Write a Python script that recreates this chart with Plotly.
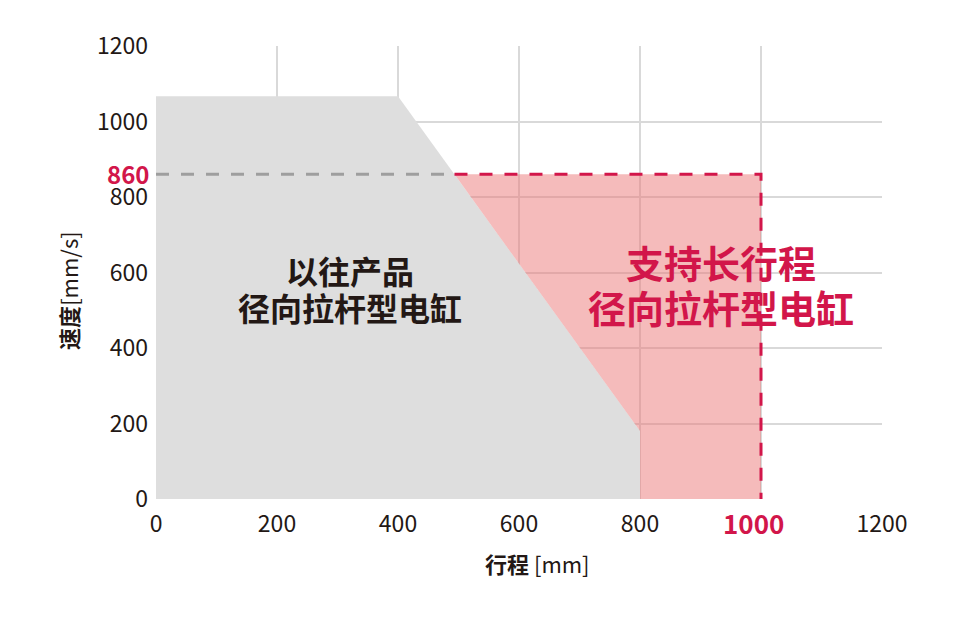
import plotly.graph_objects as go

FONT = "Noto Sans CJK SC"
RED = "#d2164a"
DARK = "#231815"

# axis ticks
x_ticks = [0, 200, 400, 600, 800, 1000, 1200]
y_ticks = [0, 200, 400, 600, 800, 1000, 1200]

# legacy product envelope (stroke, speed)
old_x = [0, 0, 400, 800, 800]
old_y = [0, 1067, 1067, 180, 0]

# long-stroke product limits
new_speed = 860
new_stroke = 1000

old_label = ["以往产品", "径向拉杆型电缸"]
new_label = ["支持长行程", "径向拉杆型电缸"]

# intersection of sloped edge with the new speed limit
x1, y1, x2, y2 = old_x[2], old_y[2], old_x[3], old_y[3]
x_cross = x1 + (y1 - new_speed) / (y1 - y2) * (x2 - x1)

fig = go.Figure()

fig.add_trace(go.Scatter(
    x=old_x + [old_x[0]], y=old_y + [old_y[0]], mode="lines", fill="toself",
    fillcolor="#dedede", line=dict(width=0), hoverinfo="skip", showlegend=False))

pink_x = [x_cross, new_stroke, new_stroke, x2, x2, x_cross]
pink_y = [new_speed, new_speed, 0, 0, y2, new_speed]
fig.add_trace(go.Scatter(
    x=pink_x, y=pink_y, mode="lines", fill="toself",
    fillcolor="rgba(236,120,120,0.5)", line=dict(width=0), hoverinfo="skip", showlegend=False))

fig.add_trace(go.Scatter(
    x=[0, x_cross], y=[new_speed, new_speed], mode="lines",
    line=dict(color="#9e9e9e", width=3, dash="13px,12px"), hoverinfo="skip", showlegend=False))
fig.add_trace(go.Scatter(
    x=[x_cross, new_stroke, new_stroke], y=[new_speed, new_speed, 0], mode="lines",
    line=dict(color=RED, width=3, dash="13px,12px"), hoverinfo="skip", showlegend=False))

# the highlighted stroke tick is drawn as an annotation below
x_text = ["" if v == new_stroke else str(v) for v in x_ticks]

fig.update_xaxes(range=[0, 1200], tickvals=x_ticks, ticktext=x_text, showgrid=True,
                 gridcolor="#d9d9d9", gridwidth=1.5, zeroline=False, showline=False,
                 ticks="", ticklabelstandoff=9, tickfont=dict(family=FONT, size=23, color=DARK))
fig.update_yaxes(range=[0, 1200], tickvals=y_ticks, showgrid=True,
                 gridcolor="#d9d9d9", gridwidth=1.5, zeroline=False, showline=False,
                 ticks="", ticklabelstandoff=7, tickfont=dict(family=FONT, size=23, color=DARK))

ann = []
ann.append(dict(x=0, y=new_speed, xref="x", yref="y", text=f"<b>{new_speed}</b>",
                xanchor="right", yanchor="middle", xshift=-5, yshift=1, showarrow=False,
                font=dict(family=FONT, size=24, color=RED)))
ann.append(dict(x=new_stroke, y=0, xref="x", yref="paper", text=f"<b>{new_stroke}</b>",
                xanchor="center", yanchor="middle", xshift=-8, yshift=-23, showarrow=False,
                font=dict(family=FONT, size=26, color=RED)))
ann.append(dict(x=321, y=607, xref="x", yref="y", text=f"<b>{old_label[0]}</b>",
                showarrow=False, font=dict(family=FONT, size=32, color=DARK)))
ann.append(dict(x=321, y=509, xref="x", yref="y", text=f"<b>{old_label[1]}</b>",
                showarrow=False, font=dict(family=FONT, size=32, color=DARK)))
ann.append(dict(x=934, y=630, xref="x", yref="y", text=f"<b>{new_label[0]}</b>",
                showarrow=False, font=dict(family=FONT, size=38, color=RED)))
ann.append(dict(x=934, y=511, xref="x", yref="y", text=f"<b>{new_label[1]}</b>",
                showarrow=False, font=dict(family=FONT, size=38, color=RED)))
ann.append(dict(x=(537 - 156) / 725, y=(499 - 563) / 453, xref="paper", yref="paper",
                text="<b>行程</b> [mm]", showarrow=False, xanchor="center", yanchor="middle",
                font=dict(family=FONT, size=22, color=DARK)))
ann.append(dict(x=(68 - 156) / 725, y=(499 - 290) / 453, xref="paper", yref="paper",
                text="<b>速度</b>[mm/s]", showarrow=False, textangle=-90,
                xanchor="center", yanchor="middle",
                font=dict(family=FONT, size=22, color=DARK)))

fig.update_layout(
    width=960, height=620,
    margin=dict(l=148, r=86, t=38, b=129, autoexpand=False),
    plot_bgcolor="white", paper_bgcolor="white",
    annotations=ann, showlegend=False,
)

fig.write_html("out.html")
● ● ●
Print the data above verbatim from the first line through the line holding "y_ticks = [0, 200, 400, 600, 800, 1000, 1200]", leaving every picture out.

Write a Python script that recreates this chart with Plotly.
import plotly.graph_objects as go

FONT = "Noto Sans CJK SC"
RED = "#d2164a"
DARK = "#231815"

# axis ticks
x_ticks = [0, 200, 400, 600, 800, 1000, 1200]
y_ticks = [0, 200, 400, 600, 800, 1000, 1200]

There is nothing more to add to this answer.